### Information provided
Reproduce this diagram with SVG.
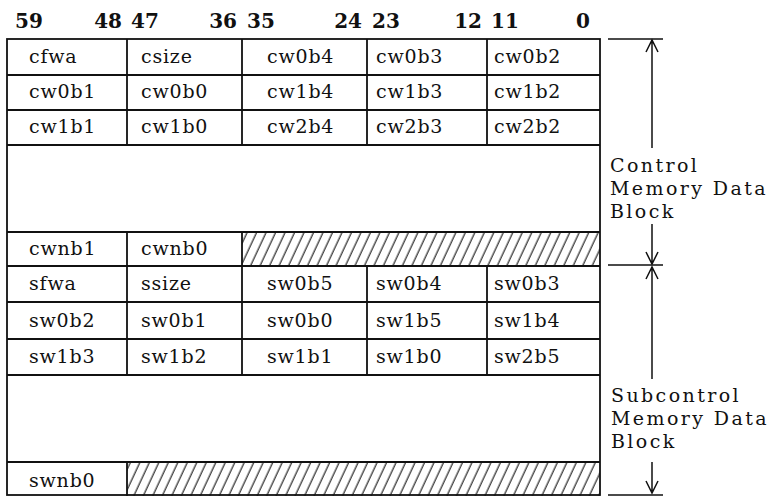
<svg xmlns="http://www.w3.org/2000/svg" width="773" height="496" viewBox="0 0 773 496">
<style>
.hdr{font-family:"DejaVu Serif","Liberation Serif",serif;font-size:20px;font-weight:bold;fill:#111}
.cell{font-family:"DejaVu Serif","Liberation Serif",serif;font-size:19px;fill:#111;letter-spacing:0.8px}
.lbl{font-family:"DejaVu Serif","Liberation Serif",serif;font-size:19px;fill:#111;letter-spacing:2.4px}
.ln{stroke:#111;stroke-width:1.8;fill:none}
.thin{stroke:#111;stroke-width:1.5;fill:none}
</style>
<defs>
<pattern id="hatch" patternUnits="userSpaceOnUse" width="8.6" height="20" patternTransform="rotate(25)">
<line x1="4" y1="-5" x2="4" y2="25" stroke="#111" stroke-width="1.1"/>
</pattern>
</defs>
<g id="header">
<text class="hdr" x="15" y="28">59</text>
<text class="hdr" x="122" y="28" text-anchor="end">48</text>
<text class="hdr" x="131" y="28">47</text>
<text class="hdr" x="237" y="28" text-anchor="end">36</text>
<text class="hdr" x="247" y="28">35</text>
<text class="hdr" x="362" y="28" text-anchor="end">24</text>
<text class="hdr" x="372" y="28">23</text>
<text class="hdr" x="482" y="28" text-anchor="end">12</text>
<text class="hdr" x="491" y="28">11</text>
<text class="hdr" x="590" y="28" text-anchor="end">0</text>
</g>
<g id="hatching">
<rect x="242" y="232" width="358" height="34" fill="url(#hatch)"/>
<rect x="127" y="462" width="473" height="34" fill="url(#hatch)"/>
</g>
<g id="table-lines">
<rect class="ln" x="7" y="39" width="593" height="456"/>
<path class="ln" d="M7 75H600M7 110H600M7 145H600M7 232H600M7 266H600M7 302H600M7 339H600M7 375H600M7 462H600"/>
<path class="ln" d="M127 39V145M242 39V145M367 39V145M487 39V145"/>
<path class="ln" d="M127 232V266M242 232V266"/>
<path class="ln" d="M127 266V375M242 266V375M367 266V375M487 266V375"/>
<path class="ln" d="M127 462V496"/>
</g>
<g id="control-block">
<text class="cell" x="29" y="63">cfwa</text>
<text class="cell" x="141" y="63">csize</text>
<text class="cell" x="267" y="63">cw0b4</text>
<text class="cell" x="376" y="63">cw0b3</text>
<text class="cell" x="494" y="63">cw0b2</text>
<text class="cell" x="29" y="98">cw0b1</text>
<text class="cell" x="141" y="98">cw0b0</text>
<text class="cell" x="267" y="98">cw1b4</text>
<text class="cell" x="376" y="98">cw1b3</text>
<text class="cell" x="494" y="98">cw1b2</text>
<text class="cell" x="29" y="133">cw1b1</text>
<text class="cell" x="141" y="133">cw1b0</text>
<text class="cell" x="267" y="133">cw2b4</text>
<text class="cell" x="376" y="133">cw2b3</text>
<text class="cell" x="494" y="133">cw2b2</text>
<text class="cell" x="29" y="255">cwnb1</text>
<text class="cell" x="141" y="255">cwnb0</text>
</g>
<g id="subcontrol-block">
<text class="cell" x="29" y="290">sfwa</text>
<text class="cell" x="141" y="290">ssize</text>
<text class="cell" x="267" y="290">sw0b5</text>
<text class="cell" x="376" y="290">sw0b4</text>
<text class="cell" x="494" y="290">sw0b3</text>
<text class="cell" x="29" y="327">sw0b2</text>
<text class="cell" x="141" y="327">sw0b1</text>
<text class="cell" x="267" y="327">sw0b0</text>
<text class="cell" x="376" y="327">sw1b5</text>
<text class="cell" x="494" y="327">sw1b4</text>
<text class="cell" x="29" y="363">sw1b3</text>
<text class="cell" x="141" y="363">sw1b2</text>
<text class="cell" x="267" y="363">sw1b1</text>
<text class="cell" x="376" y="363">sw1b0</text>
<text class="cell" x="494" y="363">sw2b5</text>
<text class="cell" x="29" y="487">swnb0</text>
</g>
<g id="connectors">
<path class="thin" d="M608 39H663M608 265H663M608 495H663"/>
<path class="thin" d="M652 40V148M646 52L652 40L658 52"/>
<path class="thin" d="M652 224V264M646 252L652 264L658 252"/>
<path class="thin" d="M652 267V379M646 279L652 267L658 279"/>
<path class="thin" d="M652 462V493M646 481L652 493L658 481"/>
</g>
<g id="label-control">
<text class="lbl" x="610" y="172">Control</text>
<text class="lbl" x="610" y="195">Memory Data</text>
<text class="lbl" x="610" y="218">Block</text>
</g>
<g id="label-subcontrol">
<text class="lbl" x="611" y="402">Subcontrol</text>
<text class="lbl" x="611" y="425">Memory Data</text>
<text class="lbl" x="611" y="448">Block</text>
</g>
</svg>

### Stated task
Images should not appear in the copy; retype the listing above exactly.

### Problem solution
Reproduce this diagram with SVG.
<svg xmlns="http://www.w3.org/2000/svg" width="773" height="496" viewBox="0 0 773 496">
<style>
.hdr{font-family:"DejaVu Serif","Liberation Serif",serif;font-size:20px;font-weight:bold;fill:#111}
.cell{font-family:"DejaVu Serif","Liberation Serif",serif;font-size:19px;fill:#111;letter-spacing:0.8px}
.lbl{font-family:"DejaVu Serif","Liberation Serif",serif;font-size:19px;fill:#111;letter-spacing:2.4px}
.ln{stroke:#111;stroke-width:1.8;fill:none}
.thin{stroke:#111;stroke-width:1.5;fill:none}
</style>
<defs>
<pattern id="hatch" patternUnits="userSpaceOnUse" width="8.6" height="20" patternTransform="rotate(25)">
<line x1="4" y1="-5" x2="4" y2="25" stroke="#111" stroke-width="1.1"/>
</pattern>
</defs>
<g id="header">
<text class="hdr" x="15" y="28">59</text>
<text class="hdr" x="122" y="28" text-anchor="end">48</text>
<text class="hdr" x="131" y="28">47</text>
<text class="hdr" x="237" y="28" text-anchor="end">36</text>
<text class="hdr" x="247" y="28">35</text>
<text class="hdr" x="362" y="28" text-anchor="end">24</text>
<text class="hdr" x="372" y="28">23</text>
<text class="hdr" x="482" y="28" text-anchor="end">12</text>
<text class="hdr" x="491" y="28">11</text>
<text class="hdr" x="590" y="28" text-anchor="end">0</text>
</g>
<g id="hatching">
<rect x="242" y="232" width="358" height="34" fill="url(#hatch)"/>
<rect x="127" y="462" width="473" height="34" fill="url(#hatch)"/>
</g>
<g id="table-lines">
<rect class="ln" x="7" y="39" width="593" height="456"/>
<path class="ln" d="M7 75H600M7 110H600M7 145H600M7 232H600M7 266H600M7 302H600M7 339H600M7 375H600M7 462H600"/>
<path class="ln" d="M127 39V145M242 39V145M367 39V145M487 39V145"/>
<path class="ln" d="M127 232V266M242 232V266"/>
<path class="ln" d="M127 266V375M242 266V375M367 266V375M487 266V375"/>
<path class="ln" d="M127 462V496"/>
</g>
<g id="control-block">
<text class="cell" x="29" y="63">cfwa</text>
<text class="cell" x="141" y="63">csize</text>
<text class="cell" x="267" y="63">cw0b4</text>
<text class="cell" x="376" y="63">cw0b3</text>
<text class="cell" x="494" y="63">cw0b2</text>
<text class="cell" x="29" y="98">cw0b1</text>
<text class="cell" x="141" y="98">cw0b0</text>
<text class="cell" x="267" y="98">cw1b4</text>
<text class="cell" x="376" y="98">cw1b3</text>
<text class="cell" x="494" y="98">cw1b2</text>
<text class="cell" x="29" y="133">cw1b1</text>
<text class="cell" x="141" y="133">cw1b0</text>
<text class="cell" x="267" y="133">cw2b4</text>
<text class="cell" x="376" y="133">cw2b3</text>
<text class="cell" x="494" y="133">cw2b2</text>
<text class="cell" x="29" y="255">cwnb1</text>
<text class="cell" x="141" y="255">cwnb0</text>
</g>
<g id="subcontrol-block">
<text class="cell" x="29" y="290">sfwa</text>
<text class="cell" x="141" y="290">ssize</text>
<text class="cell" x="267" y="290">sw0b5</text>
<text class="cell" x="376" y="290">sw0b4</text>
<text class="cell" x="494" y="290">sw0b3</text>
<text class="cell" x="29" y="327">sw0b2</text>
<text class="cell" x="141" y="327">sw0b1</text>
<text class="cell" x="267" y="327">sw0b0</text>
<text class="cell" x="376" y="327">sw1b5</text>
<text class="cell" x="494" y="327">sw1b4</text>
<text class="cell" x="29" y="363">sw1b3</text>
<text class="cell" x="141" y="363">sw1b2</text>
<text class="cell" x="267" y="363">sw1b1</text>
<text class="cell" x="376" y="363">sw1b0</text>
<text class="cell" x="494" y="363">sw2b5</text>
<text class="cell" x="29" y="487">swnb0</text>
</g>
<g id="connectors">
<path class="thin" d="M608 39H663M608 265H663M608 495H663"/>
<path class="thin" d="M652 40V148M646 52L652 40L658 52"/>
<path class="thin" d="M652 224V264M646 252L652 264L658 252"/>
<path class="thin" d="M652 267V379M646 279L652 267L658 279"/>
<path class="thin" d="M652 462V493M646 481L652 493L658 481"/>
</g>
<g id="label-control">
<text class="lbl" x="610" y="172">Control</text>
<text class="lbl" x="610" y="195">Memory Data</text>
<text class="lbl" x="610" y="218">Block</text>
</g>
<g id="label-subcontrol">
<text class="lbl" x="611" y="402">Subcontrol</text>
<text class="lbl" x="611" y="425">Memory Data</text>
<text class="lbl" x="611" y="448">Block</text>
</g>
</svg>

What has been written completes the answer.